Vortrag Emmetropisierung
Ein Vortrag von Prof. Dr. Hakan Kaymak auf der DOG 2024 zu der Frage: „Wie bewerten wir einen Therapieerfolg: anhand der Refraktion oder der Augenlänge?“
Um diese Frage zu beantworten ist zu klären, was der ideale Refraktionszustand ist, d.h. wie wird Normalsichtigkeit (Emmetropie) definiert und wie entsteht sie? Den Prozess, der zu dem idealen Refraktionszustand des Auges führt, bezeichnet man als Emmetropisierung.
Welche Erkenntnisse sich daraus für die Entwicklung der Myopie und für das Myopiemanagement ableiten lassen und welche Aufgaben den Augenärzten zukommen, erfahren Sie in diesem Vortrag.

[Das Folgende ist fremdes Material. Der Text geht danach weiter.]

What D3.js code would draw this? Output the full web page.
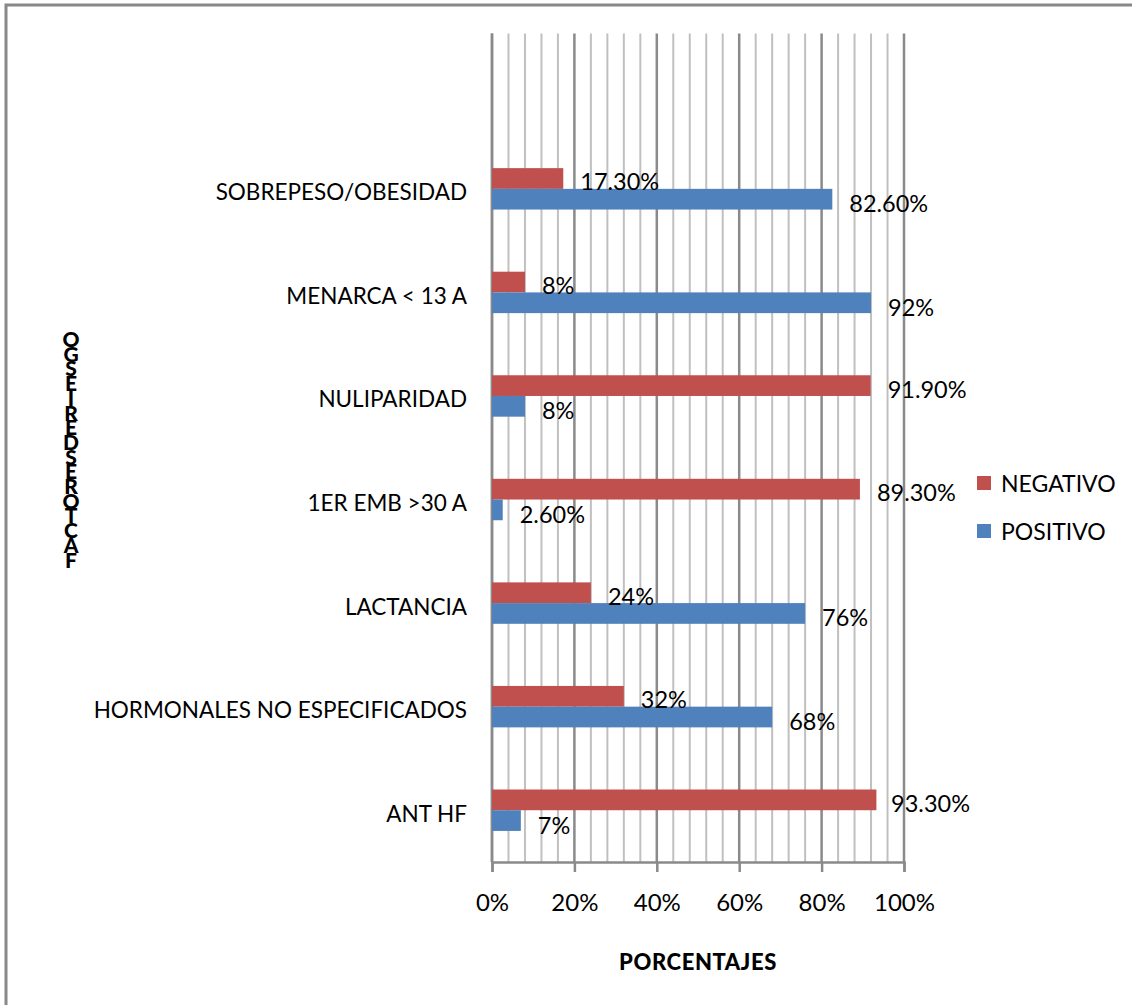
<!DOCTYPE html>
<html>
<head>
<meta charset="utf-8">
<script src="https://cdn.jsdelivr.net/npm/d3@7"></script>
<style>
  html, body { margin: 0; padding: 0; background: #fff; }
  svg { display: block; font-family: Lato, "Open Sans", "Liberation Sans", sans-serif; }
</style>
</head>
<body>
<svg id="chart" width="1132" height="1005"></svg>
<script>
// Risk factors (top to bottom) and the share of each result
const categories = [
  "SOBREPESO/OBESIDAD",
  "MENARCA < 13 A",
  "NULIPARIDAD",
  "1ER EMB >30 A",
  "LACTANCIA",
  "HORMONALES NO ESPECIFICADOS",
  "ANT HF"
];
const negativo = [17.3, 8, 91.9, 89.3, 24, 32, 93.3];
const positivo = [82.6, 92, 8, 2.6, 76, 68, 7];
const seriesNames = ["NEGATIVO", "POSITIVO"];
const seriesColors = ["#C0504D", "#4F81BD"];
const xTicks = [0, 20, 40, 60, 80, 100];
const xTitle = "PORCENTAJES";
const yTitle = "FACTORES DE RIESGO";

const svg = d3.select("#chart");

// chart frame
svg.append("rect")
  .attr("x", 6).attr("y", 5)
  .attr("width", 1140).attr("height", 1010)
  .attr("fill", "none").attr("stroke", "#888").attr("stroke-width", 3);

const plot = { left: 492, right: 904, top: 33.5, bottom: 862 };

const x = d3.scaleLinear().domain([0, 100]).range([plot.left, plot.right]);
// the category axis keeps an empty leading slot above the first factor
const y = d3.scaleBand().domain(["", ...categories]).range([plot.top, plot.bottom]).padding(0);
const ySub = d3.scaleBand().domain(seriesNames).range([0, y.bandwidth()])
  .paddingInner(0).paddingOuter(1.5);

// vertical gridlines: minor every 4 %, major every 20 %
const minor = d3.range(0, 101, 4).filter(v => v % 20 !== 0);
svg.append("g").selectAll("line").data(minor).join("line")
  .attr("x1", d => x(d)).attr("x2", d => x(d))
  .attr("y1", plot.top).attr("y2", plot.bottom)
  .attr("stroke", "#c0c0c0").attr("stroke-width", 2);
svg.append("g").selectAll("line").data(xTicks).join("line")
  .attr("x1", d => x(d)).attr("x2", d => x(d))
  .attr("y1", plot.top).attr("y2", plot.bottom)
  .attr("stroke", "#8a8a8a").attr("stroke-width", 2.5);

// bottom axis with percent labels
const xAxis = d3.axisBottom(x).tickValues(xTicks).tickSize(10).tickPadding(22)
  .tickFormat(d => d + "%");
const gx = svg.append("g").attr("transform", `translate(0,${plot.bottom})`).call(xAxis);
gx.select(".domain").attr("stroke", "#8a8a8a").attr("stroke-width", 2.5);
gx.selectAll(".tick line").attr("stroke", "#8a8a8a").attr("stroke-width", 2.5);
gx.selectAll(".tick text").attr("font-size", 24).attr("fill", "#000")
  .attr("font-family", "Lato, sans-serif");

// left axis line
svg.append("line")
  .attr("x1", plot.left).attr("x2", plot.left)
  .attr("y1", plot.top).attr("y2", plot.bottom)
  .attr("stroke", "#8a8a8a").attr("stroke-width", 2.5);

// category labels
svg.append("g").selectAll("text").data(categories).join("text")
  .attr("x", 467)
  .attr("y", d => y(d) + y.bandwidth() / 2 + 3)
  .attr("text-anchor", "end")
  .attr("dominant-baseline", "central")
  .attr("font-size", 22.5)
  .text(d => d);

// bars
const rows = categories.map((c, i) => ({ cat: c, vals: [negativo[i], positivo[i]] }));
const fmt = v => (v % 1 === 0 ? v + "%" : v.toFixed(2) + "%");

const barG = svg.append("g");
rows.forEach(r => {
  r.vals.forEach((v, k) => {
    const by = y(r.cat) + ySub(seriesNames[k]);
    barG.append("rect")
      .attr("x", x(0))
      .attr("y", by)
      .attr("width", x(v) - x(0))
      .attr("height", ySub.bandwidth())
      .attr("fill", seriesColors[k]);
  });
});

// value labels placed beyond each bar end, kept inside the chart's label zone
const labelG = svg.append("g");
rows.forEach(r => {
  r.vals.forEach((v, k) => {
    const by = y(r.cat) + ySub(seriesNames[k]) + ySub.bandwidth() / 2;
    const t = labelG.append("text")
      .attr("y", by + 3 + k)
      .attr("dominant-baseline", "central")
      .attr("font-size", 23.5)
      .text(fmt(v));
    const w = t.node().getComputedTextLength();
    t.attr("x", Math.min(x(v) + 17, 970 - w));
  });
});

// x axis title
svg.append("text")
  .attr("x", (plot.left + plot.right) / 2)
  .attr("y", 961)
  .attr("text-anchor", "middle")
  .attr("dominant-baseline", "central")
  .attr("font-size", 22)
  .attr("font-weight", 900)
  .attr("letter-spacing", 0.6)
  .text(xTitle);

// y axis title, letters stacked bottom-up (spaces take no room)
const stacked = yTitle.replace(/\s+/g, "").split("").reverse();
svg.append("g").selectAll("text").data(stacked).join("text")
  .attr("x", 71)
  .attr("y", (d, i) => 347 + i * 14.7)
  .attr("text-anchor", "middle")
  .attr("font-size", 21)
  .attr("font-weight", 900)
  .text(d => d);

// legend
const legend = svg.append("g");
seriesNames.forEach((s, i) => {
  const ly = 483 + i * 48;
  legend.append("rect")
    .attr("x", 977).attr("y", ly - 7)
    .attr("width", 14).attr("height", 14)
    .attr("fill", seriesColors[i]);
  legend.append("text")
    .attr("x", 1001).attr("y", ly)
    .attr("dominant-baseline", "central")
    .attr("font-size", 23)
    .text(s);
});
</script>
</body>
</html>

Frühe Erkenntnisse zur Entstehung von Emmetropie und Myopie
Prof. Kaymak skizziert zunächst, woher der Begriff „Emmetropie“ kommt und welche Erkenntnisse in der Geschichte der Ophthalmologie zur Emmetropisierung vorliegen.
Der medizinische Fachbegriff für Normalsichtigkeit ist Emmetropie. Er setzt sich zusammen aus den griechischen Wörtern "emmetros" (ἔμμετρος), was „im richtigen Maß“ oder „maßgerecht“ bedeutet, und "ops" (ὤψ), was „Auge“ oder „Sehen“ bedeutet.
Das emmetropische Auge ist ein Auge, dessen Hauptbrennpunkt auf der Netzhaut liegt, ohne dass sich die Linse des Auges kugelig formt (sie „akkommodiert“), um die Brechkraft des Auges zu erhöhen. Von unendlich entfernten Gegenständen, die parallele Strahlen aussenden, empfängt seine Netzhaut daher scharfe Bilder, die sich weder durch Konvex- noch durch Konkavgläser verbessern lassen. Mithilfe der Akkommodation sieht es ebenso scharf in verhältnismäßig geringer Entfernung.
Schon 1889 gelangte F. C. Donders zur der Erkenntnis, dass das normalsichtige (emmetrope) Auge hinschtlich seiner Funktion und seines Baus die Norm darstelle, anhand derer Refraktionsfehler zu beurteilen seien. 1
In welchem Alter erreichen Kinder Emmetropie?
Die meisten Kinder erreichen Emmetropie mit ca. 10 oder 11 Jahren. Damit ist der Prozess jedoch noch nicht abgeschlossen. In den folgenden Jahren geht es darum, die Emmetropie zu halten, denn Myopie kann auch noch auftreten, wenn das Auge Emmetropie erreicht hat. Das ist genau das Alter, in dem die sogenannte Schulmyopie auftritt.
Diese Erkenntnis wurde später bestätigt: Das phyiologische Augenwachstum des emmetropen Auges zwischen 5 und 15 Jahren unterscheidet sich klar von einem exzessiven Augenlängenwachstum, das zur Myopie führt. Es ist bereits ein verstärktes Längenwachstum nachweisbar bevor sich ein Sehfehler bemerkbar macht. 4
Nur die Messung der Achsenlänge kann beginnende Myopie sicher diagnostizieren.
Prof. Dr. Hakan Kaymak
Zur Definition von Emmetropie in Bezug auf ethnische Unterschiede
Zur Definition von Emmetropie gibt es insgesamt 28 Studien, die ostasiatische Augen und nicht-ostasiatische Augen untersucht haben. Ein Vergleich der Ergebnisse zeigte zunächst, dass asiatische Augen länger sind als die nicht-ostasiatischen. Schaut man jedoch genauer hin, so unterscheiden sich Definitionen von Emmetropie. Legt man stattdessen für beide denselben Wert zugrunde, d.h. nach Kontrolle der Refraktion und gleicher Definition von Emmetropie (‡ 0.5D) liegen die Kurven praktisch übereinander und die asiatischen Augen sind nur minimal länger, nämlich genau 0,02 mm.
Es gibt also nur noch eine Kurve für das universelle Wachstumsmuster. Das bedeutet: Wir brauchen die Augenlängen-Wachstumsrate von Kindern in ihrem jeweiligen Alter und können dann basierend darauf unser Therapieziel definieren.